◆ Work to complete ◆
Give all the lines below again, exactly, with no pictures.

# start of Dataset excerpt

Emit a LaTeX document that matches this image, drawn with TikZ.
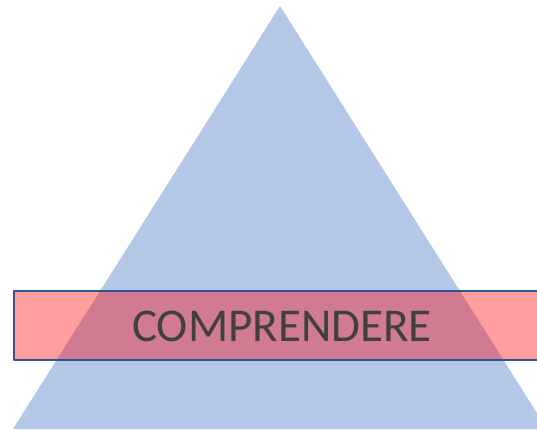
\documentclass[tikz,border=0pt]{standalone}
\usepackage{fontspec}
\setmainfont{Carlito}
\definecolor{trifill}{RGB}{180,199,231}
\definecolor{bandline}{RGB}{47,85,151}
\definecolor{textgray}{RGB}{64,64,64}
\begin{document}
\begin{tikzpicture}[x=1pt,y=1pt, line join=round]
				\useasboundingbox (0,0) rectangle (537,429);
				\clip (0,0) rectangle (537,429);
				\coordinate (A) at (280,423);
				\coordinate (B) at (13,0);
				\coordinate (C) at (547,0);
				\coordinate (P) at (14,138);
				\coordinate (Q) at (548,69);
				\fill[trifill] (A)--(B)--(C)--cycle;
				\fill[red, fill opacity=0.38] (P) rectangle (Q);
				\draw[bandline, line width=2pt] (P) rectangle (Q);
				\node[text=textgray, font=\fontsize{47}{50}\selectfont] (T) at (282,103) {COMPRENDERE};
			\end{tikzpicture}
\end{document}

# end of Dataset excerpt

◆ Answer to this problem ◆
Emit a LaTeX document that matches this image, drawn with TikZ.
\documentclass[tikz,border=0pt]{standalone}
\usepackage{fontspec}
\setmainfont{Carlito}
\definecolor{trifill}{RGB}{180,199,231}
\definecolor{bandline}{RGB}{47,85,151}
\definecolor{textgray}{RGB}{64,64,64}
\begin{document}
\begin{tikzpicture}[x=1pt,y=1pt, line join=round]
				\useasboundingbox (0,0) rectangle (537,429);
				\clip (0,0) rectangle (537,429);
				\coordinate (A) at (280,423);
				\coordinate (B) at (13,0);
				\coordinate (C) at (547,0);
				\coordinate (P) at (14,138);
				\coordinate (Q) at (548,69);
				\fill[trifill] (A)--(B)--(C)--cycle;
				\fill[red, fill opacity=0.38] (P) rectangle (Q);
				\draw[bandline, line width=2pt] (P) rectangle (Q);
				\node[text=textgray, font=\fontsize{47}{50}\selectfont] (T) at (282,103) {COMPRENDERE};
			\end{tikzpicture}
\end{document}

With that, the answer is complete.